The lines to extract run from the start of the records through the line with "return xs, yfit, yfit - hw, yfit + hw", both ends included; drop the pictures.
===============
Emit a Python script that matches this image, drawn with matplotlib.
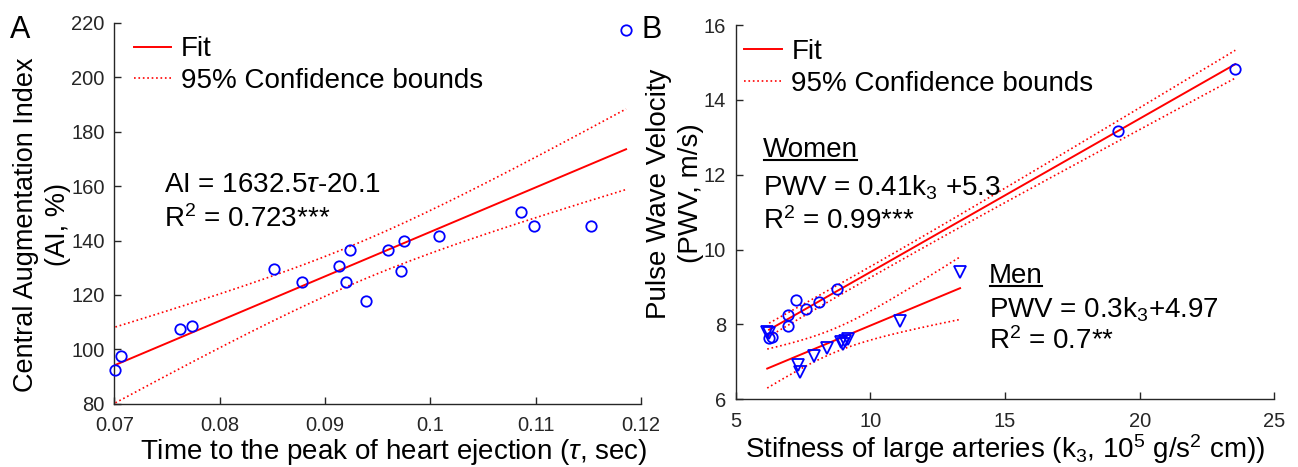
import numpy as np
import matplotlib
matplotlib.use('Agg')
import matplotlib.pyplot as plt

plt.rcParams['font.family'] = ['Liberation Sans', 'DejaVu Sans']
plt.rcParams['mathtext.fontset'] = 'custom'
plt.rcParams['mathtext.rm'] = 'Liberation Sans'
plt.rcParams['mathtext.it'] = 'Liberation Sans:italic'
plt.rcParams['mathtext.sf'] = 'Liberation Sans'

# panel A data
tau = [0.0701, 0.0706, 0.0762, 0.0774, 0.0852, 0.0878, 0.0913, 0.0920, 0.0924,
       0.0939, 0.0960, 0.0972, 0.0975, 0.1008, 0.1086, 0.1099, 0.1153, 0.1186]
ai = [92.5, 97.6, 107.5, 108.6, 129.5, 124.7, 130.6, 124.7, 136.5,
      117.7, 136.5, 128.7, 139.7, 141.5, 150.5, 145.4, 145.4, 217.4]
fitA = (1632.5, -20.1)

# panel B data
k3_women = [6.24, 6.36, 6.93, 6.93, 7.25, 7.62, 8.09, 8.77, 19.19, 23.55]
pwv_women = [7.63, 7.67, 8.25, 7.96, 8.66, 8.42, 8.59, 8.95, 13.16, 14.83]
k3_men = [6.17, 6.22, 7.31, 7.39, 7.92, 8.38, 8.90, 8.98, 9.07, 9.18, 11.10, 13.33]
pwv_men = [7.80, 7.76, 6.92, 6.72, 7.17, 7.36, 7.53, 7.47, 7.55, 7.62, 8.08, 9.41]
fitW = (0.41, 5.3)
fitM = (0.3, 4.97)

# two sided 95% t values by degrees of freedom
tval = {8: 2.306, 9: 2.262, 10: 2.228, 16: 2.120}

FS = 20


def fit_and_bounds(x, y, coef):
    x = np.asarray(x)
    y = np.asarray(y)
    n = len(x)
    xs = np.linspace(x.min(), x.max(), 200)
    yfit = coef[0] * xs + coef[1]
    resid = y - (coef[0] * x + coef[1])
    s = np.sqrt(np.sum(resid ** 2) / (n - 2))
    xm = x.mean()
    sxx = np.sum((x - xm) ** 2)
    hw = tval[n - 2] * s * np.sqrt(1.0 / n + (xs - xm) ** 2 / sxx)
    return xs, yfit, yfit - hw, yfit + hw


def style_axes(ax):
    for side in ['top', 'right']:
        ax.spines[side].set_visible(False)
    for side in ['left', 'bottom']:
        ax.spines[side].set_color('#262626')
        ax.spines[side].set_linewidth(1.0)
    ax.tick_params(direction='in', length=5, width=1.0, colors='#262626',
                   labelsize=14.5, labelcolor='#262626')
    ax.tick_params(axis='x', pad=9)
    ax.tick_params(axis='y', pad=7)


fig = plt.figure(figsize=(12.98, 4.67), dpi=100)
axA = fig.add_axes([0.0881, 0.135, 0.4056, 0.8166])
axB = fig.add_axes([0.5668, 0.145, 0.4150, 0.8013])

# ---- panel A
xs, yf, lo, hi = fit_and_bounds(tau, ai, fitA)
axA.plot(tau, ai, 'o', mfc='none', mec='blue', ms=7.5, mew=1.3, clip_on=False, zorder=5)
axA.plot(xs, yf, '-', color='red', lw=1.4, label='Fit')
axA.plot(xs, lo, ':', color='red', lw=1.2, label='95% Confidence bounds')
axA.plot(xs, hi, ':', color='red', lw=1.2)
axA.set_xlim(0.07, 0.12)
axA.set_ylim(80, 220)
axA.set_xticks([0.07, 0.08, 0.09, 0.1, 0.11, 0.12])
axA.set_xticklabels(['0.07', '0.08', '0.09', '0.1', '0.11', '0.12'])
axA.set_yticks(range(80, 221, 20))
style_axes(axA)
axA.set_xlabel(r'Time to the peak of heart ejection ($\tau$, sec)', fontsize=FS, labelpad=1)
axA.xaxis.label.set_x(0.53)
axA.set_ylabel('Central Augmentation Index\n(AI, %)', fontsize=19.5, labelpad=0, linespacing=1.3)
axA.yaxis.label.set_y(0.47)
axA.legend(loc='upper left', bbox_to_anchor=(0.01, 1.0), frameon=False, fontsize=FS,
           handlelength=1.35, handletextpad=0.35, labelspacing=0.2, borderaxespad=0.1)
axA.text(0.095, 0.575, r'AI = 1632.5$\tau$-20.1', transform=axA.transAxes, fontsize=FS, va='center')
axA.text(0.095, 0.485, r'R$^2$ = 0.723***', transform=axA.transAxes, fontsize=FS, va='center')
fig.text(0.008, 0.968, 'A', fontsize=22, va='top')

# ---- panel B
xs, yf, lo, hi = fit_and_bounds(k3_women, pwv_women, fitW)
axB.plot(k3_women, pwv_women, 'o', mfc='none', mec='blue', ms=7.5, mew=1.3, zorder=5)
axB.plot(xs, yf, '-', color='red', lw=1.4, label='Fit')
axB.plot(xs, lo, ':', color='red', lw=1.2, label='95% Confidence bounds')
axB.plot(xs, hi, ':', color='red', lw=1.2)
xs, yf, lo, hi = fit_and_bounds(k3_men, pwv_men, fitM)
axB.plot(k3_men, pwv_men, 'v', mfc='none', mec='blue', ms=8, mew=1.3, zorder=5)
axB.plot(xs, yf, '-', color='red', lw=1.4)
axB.plot(xs, lo, ':', color='red', lw=1.2)
axB.plot(xs, hi, ':', color='red', lw=1.2)
axB.set_xlim(5, 25)
axB.set_ylim(6, 16)
axB.set_xticks([5, 10, 15, 20, 25])
axB.set_yticks([6, 8, 10, 12, 14, 16])
style_axes(axB)
axB.set_xlabel(r'Stifness of large arteries (k$_3$, 10$^5$ g/s$^2$ cm))', fontsize=FS, labelpad=1)
axB.set_ylabel('Pulse Wave Velocity\n(PWV, m/s)', fontsize=FS, labelpad=0, linespacing=1.3)
axB.yaxis.label.set_y(0.55)
axB.legend(loc='upper left', bbox_to_anchor=(-0.01, 1.0), frameon=False, fontsize=FS,
           handlelength=1.35, handletextpad=0.35, labelspacing=0.2, borderaxespad=0.1)

women = axB.text(0.05, 0.665, 'Women', transform=axB.transAxes, fontsize=FS, va='center')
axB.text(0.05, 0.565, r'PWV = 0.41k$_3$ +5.3', transform=axB.transAxes, fontsize=FS, va='center')
axB.text(0.05, 0.475, r'R$^2$ = 0.99***', transform=axB.transAxes, fontsize=FS, va='center')
men = axB.text(0.47, 0.33, 'Men', transform=axB.transAxes, fontsize=FS, va='center')
axB.text(0.47, 0.24, r'PWV = 0.3k$_3$+4.97', transform=axB.transAxes, fontsize=FS, va='center')
axB.text(0.47, 0.155, r'R$^2$ = 0.7**', transform=axB.transAxes, fontsize=FS, va='center')
fig.text(0.494, 0.968, 'B', fontsize=22, va='top')

# underline the group titles
fig.canvas.draw()
r = fig.canvas.get_renderer()
for t in [women, men]:
    bb = t.get_window_extent(renderer=r)
    x0, y0 = fig.transFigure.inverted().transform((bb.x0 + 1, bb.y0 + 3))
    x1, _ = fig.transFigure.inverted().transform((bb.x1 - 1, bb.y0 + 3))
    fig.add_artist(plt.Line2D([x0, x1], [y0, y0], color='black', lw=1.5, transform=fig.transFigure))

fig.savefig('out.png', dpi=100)
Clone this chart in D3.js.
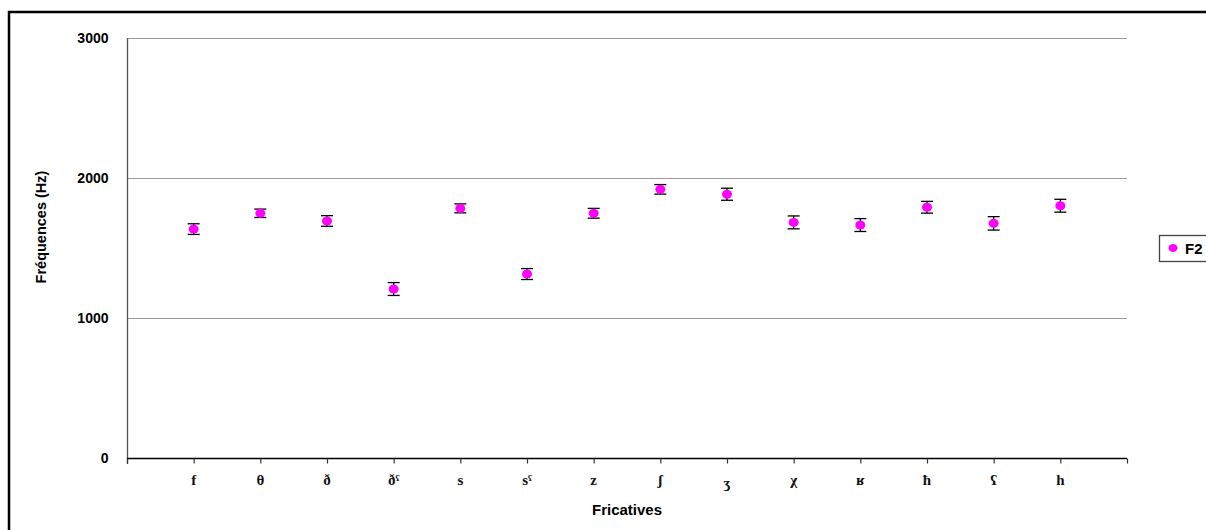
<!DOCTYPE html>
<html><head><meta charset="utf-8">
<script src="https://cdn.jsdelivr.net/npm/d3@7"></script>
<style>body{margin:0;background:#fff;}svg{display:block;}</style>
</head><body>
<svg id="c" width="1206" height="530"></svg>
<script>
const categories = ["f","θ","ð","ðˤ","s","sˤ","z","ʃ","ʒ","χ","ʁ","ħ","ʕ","h"];
const f2Means = [1635,1748,1693,1207,1783,1314,1748,1919,1884,1683,1664,1791,1676,1802];
const f2Errors = [38,30,38,46,32,39,35,34,43,46,46,42,48,46];
const yTicks = [0,1000,2000,3000];
const seriesName = "F2";

const svg = d3.select("#c");
// outer frame
svg.append("rect").attr("x",9).attr("y",12).attr("width",1300).attr("height",600)
  .attr("fill","none").attr("stroke","#000").attr("stroke-width",2.5);

const L=127, R=1127, T=38, B=458;
const x = d3.scaleLinear().domain([0,15]).range([L,R]);
const y = d3.scaleLinear().domain([0,3000]).range([B,T]);

// gridlines
svg.append("g").selectAll("line").data(yTicks.filter(d=>d>0)).join("line")
  .attr("x1",L).attr("x2",R).attr("y1",d=>y(d)+0.5).attr("y2",d=>y(d)+0.5)
  .attr("stroke","#9a9a9a").attr("stroke-width",1.2);

// y axis
const yAxis = svg.append("g").attr("transform",`translate(${L+0.5},0)`)
  .call(d3.axisLeft(y).tickValues(yTicks).tickSize(0).tickPadding(19).tickFormat(d3.format("d")));
yAxis.select(".domain").attr("stroke","#555").attr("stroke-width",1.3).attr("d",`M0,${T}V${B+6}`);
yAxis.selectAll("text").attr("font-family","Liberation Sans, Arial, sans-serif")
  .attr("font-weight","bold").attr("font-size",14).attr("fill","#000");

// x axis
const xAxis = svg.append("g").attr("transform",`translate(0,${B+0.5})`)
  .call(d3.axisBottom(x).tickValues(d3.range(0,16)).tickSize(5).tickFormat(""));
xAxis.select(".domain").attr("stroke","#000").attr("stroke-width",1.3).attr("d",`M${L},0H${R}`);
xAxis.selectAll(".tick line").attr("stroke","#333").attr("stroke-width",1.2);

// category labels
svg.append("g").selectAll("text").data(categories).join("text")
  .attr("x",(d,i)=>x(i+1)).attr("y",(d)=> d==="ʒ" ? 488 : 485)
  .attr("text-anchor","middle")
  .attr("font-family","Liberation Serif, Times New Roman, serif")
  .attr("font-weight","bold").attr("font-size",15).attr("fill","#111")
  .text(d=>d);

// axis titles
svg.append("text").attr("x",(L+R)/2).attr("y",515).attr("text-anchor","middle")
  .attr("font-family","Liberation Sans, Arial, sans-serif").attr("font-weight","bold")
  .attr("font-size",15).text("Fricatives");
svg.append("text").attr("transform","translate(46,227) rotate(-90)").attr("text-anchor","middle")
  .attr("font-family","Liberation Sans, Arial, sans-serif").attr("font-weight","bold")
  .attr("font-size",14.5).text("Fréquences (Hz)");

// error bars
const eb = svg.append("g").selectAll("g").data(f2Means).join("g");
eb.append("line").attr("x1",(d,i)=>x(i+1)).attr("x2",(d,i)=>x(i+1))
  .attr("y1",(d,i)=>y(d+f2Errors[i])).attr("y2",(d,i)=>y(d-f2Errors[i]))
  .attr("stroke","#000").attr("stroke-width",1.3);
[1,-1].forEach(s=>{
  eb.append("line").attr("x1",(d,i)=>x(i+1)-6).attr("x2",(d,i)=>x(i+1)+6)
    .attr("y1",(d,i)=>y(d+s*f2Errors[i])).attr("y2",(d,i)=>y(d+s*f2Errors[i]))
    .attr("stroke","#000").attr("stroke-width",1.3);
});
// points
svg.append("g").selectAll("ellipse").data(f2Means).join("ellipse")
  .attr("cx",(d,i)=>x(i+1)).attr("cy",d=>y(d)).attr("rx",5).attr("ry",4.5)
  .attr("fill","#ff00ff");

// legend
const lg = svg.append("g");
lg.append("rect").attr("x",1159.5).attr("y",235.5).attr("width",80).attr("height",26)
  .attr("fill","#fff").attr("stroke","#444").attr("stroke-width",1.3);
lg.append("ellipse").attr("cx",1173).attr("cy",248).attr("rx",4.5).attr("ry",4).attr("fill","#ff00ff");
lg.append("text").attr("x",1185).attr("y",254).attr("font-family","Liberation Sans, Arial, sans-serif")
  .attr("font-weight","bold").attr("font-size",15).text(seriesName);
</script>
</body></html>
===============
> Task result
Emit a Python script that matches this image, drawn with matplotlib.
import numpy as np
import matplotlib
matplotlib.use('Agg')
import matplotlib.pyplot as plt

plt.rcParams['font.family'] = ['Liberation Sans', 'DejaVu Sans']
plt.rcParams['mathtext.fontset'] = 'custom'
plt.rcParams['mathtext.rm'] = 'Liberation Sans'
plt.rcParams['mathtext.it'] = 'Liberation Sans:italic'
plt.rcParams['mathtext.sf'] = 'Liberation Sans'

# panel A data
tau = [0.0701, 0.0706, 0.0762, 0.0774, 0.0852, 0.0878, 0.0913, 0.0920, 0.0924,
       0.0939, 0.0960, 0.0972, 0.0975, 0.1008, 0.1086, 0.1099, 0.1153, 0.1186]
ai = [92.5, 97.6, 107.5, 108.6, 129.5, 124.7, 130.6, 124.7, 136.5,
      117.7, 136.5, 128.7, 139.7, 141.5, 150.5, 145.4, 145.4, 217.4]
fitA = (1632.5, -20.1)

# panel B data
k3_women = [6.24, 6.36, 6.93, 6.93, 7.25, 7.62, 8.09, 8.77, 19.19, 23.55]
pwv_women = [7.63, 7.67, 8.25, 7.96, 8.66, 8.42, 8.59, 8.95, 13.16, 14.83]
k3_men = [6.17, 6.22, 7.31, 7.39, 7.92, 8.38, 8.90, 8.98, 9.07, 9.18, 11.10, 13.33]
pwv_men = [7.80, 7.76, 6.92, 6.72, 7.17, 7.36, 7.53, 7.47, 7.55, 7.62, 8.08, 9.41]
fitW = (0.41, 5.3)
fitM = (0.3, 4.97)

# two sided 95% t values by degrees of freedom
tval = {8: 2.306, 9: 2.262, 10: 2.228, 16: 2.120}

FS = 20


def fit_and_bounds(x, y, coef):
    x = np.asarray(x)
    y = np.asarray(y)
    n = len(x)
    xs = np.linspace(x.min(), x.max(), 200)
    yfit = coef[0] * xs + coef[1]
    resid = y - (coef[0] * x + coef[1])
    s = np.sqrt(np.sum(resid ** 2) / (n - 2))
    xm = x.mean()
    sxx = np.sum((x - xm) ** 2)
    hw = tval[n - 2] * s * np.sqrt(1.0 / n + (xs - xm) ** 2 / sxx)
    return xs, yfit, yfit - hw, yfit + hw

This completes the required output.